January 16, 2015

Nostalgia Time 16 January 2015: Star Trek: Voyager, Hercules: The Legendary Journeys

Welcome to Nostalgia Time, this blog's ongoing experiment in celebrating more pop culture anniversaries than any other website on the Internet. Today it's the 20th anniversary of two very well known TV shows: Star Trek: Voyager and Hercules: The Legendary Journeys.

Star Trek: Voyager premiered on the all-new (now defunct) United Paramount Network on 16 January 1995. It was the flagship series for the new broadcaster, and while the syndicated series Star Trek: Deep Space Nine was still on the air (and halfway through its third season) it was Voyager that Paramount treated as the proper successor to its monster hit Star Trek: The Next Generation. To be honest, it seemed a more appropriate successor than DS9 anyway: bright where DS9 was moody, and optimistic where DS9 was cynical. It even used The Next Generation's sets, subtly re-built to look a bit fresher and more contemporary.

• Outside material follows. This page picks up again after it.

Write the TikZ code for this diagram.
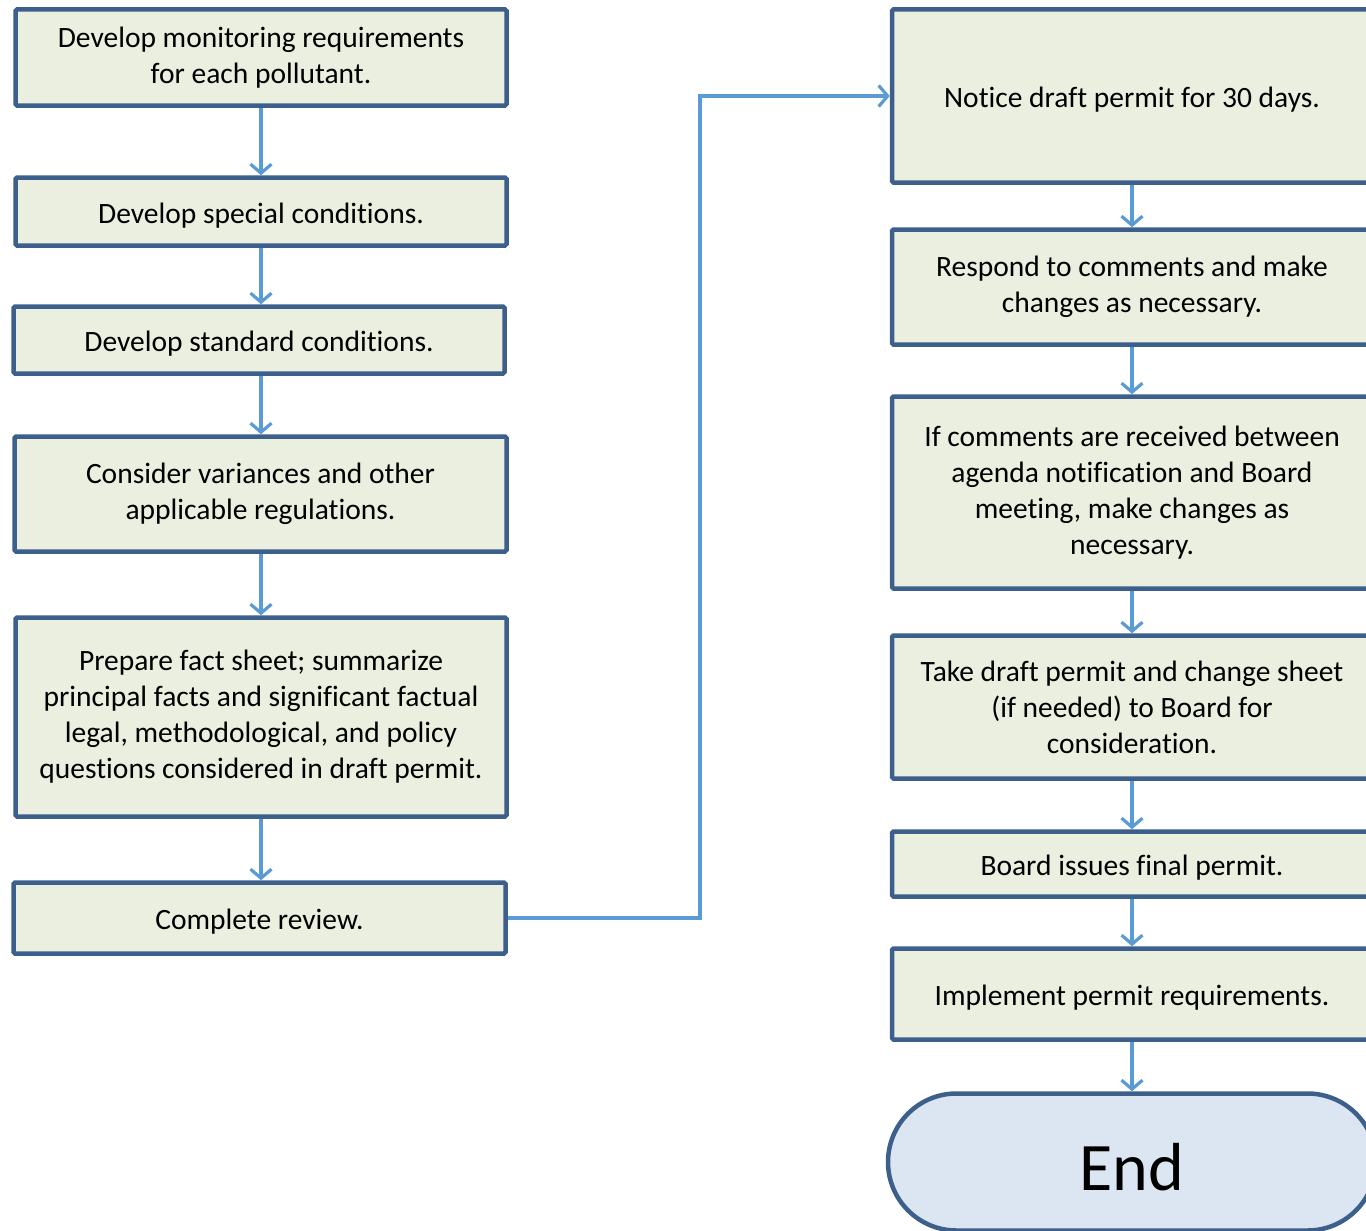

In practice the series was pretty uneven, with characters and elements that worked well and others that did not. To my mind one of the series' greatest strengths was its captain, Kathryn Janeway - played exceptionally well by Kate Mulgrew. When you're the fourth star of a Star Trek series it's difficult to find a way to chart your own course, and I think both Mulgrew and the writers managed that and made Janeway a subtlely distinctive and appealing character. Some of the other regular cast did not fare so well. Personally I found myself struggling to warm to the likes of Tuvok or Neelix.

Premiering on the same night, in this case in syndication, was the fantasy series Hercules: The Legendary Journeys. It had already been preceded by five made-for-television films, but 16 January 1995 saw it premiere as a weekly television series. It also inspired a spin-off within its first year: Xena Warrior Princess. While Xena would ultimately become the more popular of the two series, Hercules still ran for an impressive six seasons. Later seasons were truncated and compromised somewhat by the health of its star, Kevin Sorbo, who suffered an aneurysm in his shoulder following the fourth season that resulted in several minor strokes.

Proof of Hercules' effect on American television was the number of imitators that were rapidly commissioned to cash in on its blend of light-hearted humour and action-oriented fantasy. Some, like Roar (1997), were reasonably good. Others, like The Adventures of Sinbad (1996) or The New Adventures of Robin Hood (1997), were relatively dire.

I think Hercules is a pretty underrated series, that tended to fly under the radar in its later years once audiences grew more interested in Xena Warrior Princess. Kevin Sorbo was a strong, charismatic lead, and supporting actor Michael Hurst added a huge amount of entertainment value as his sidekick Iaolus.

For both series, happy 20th anniversary.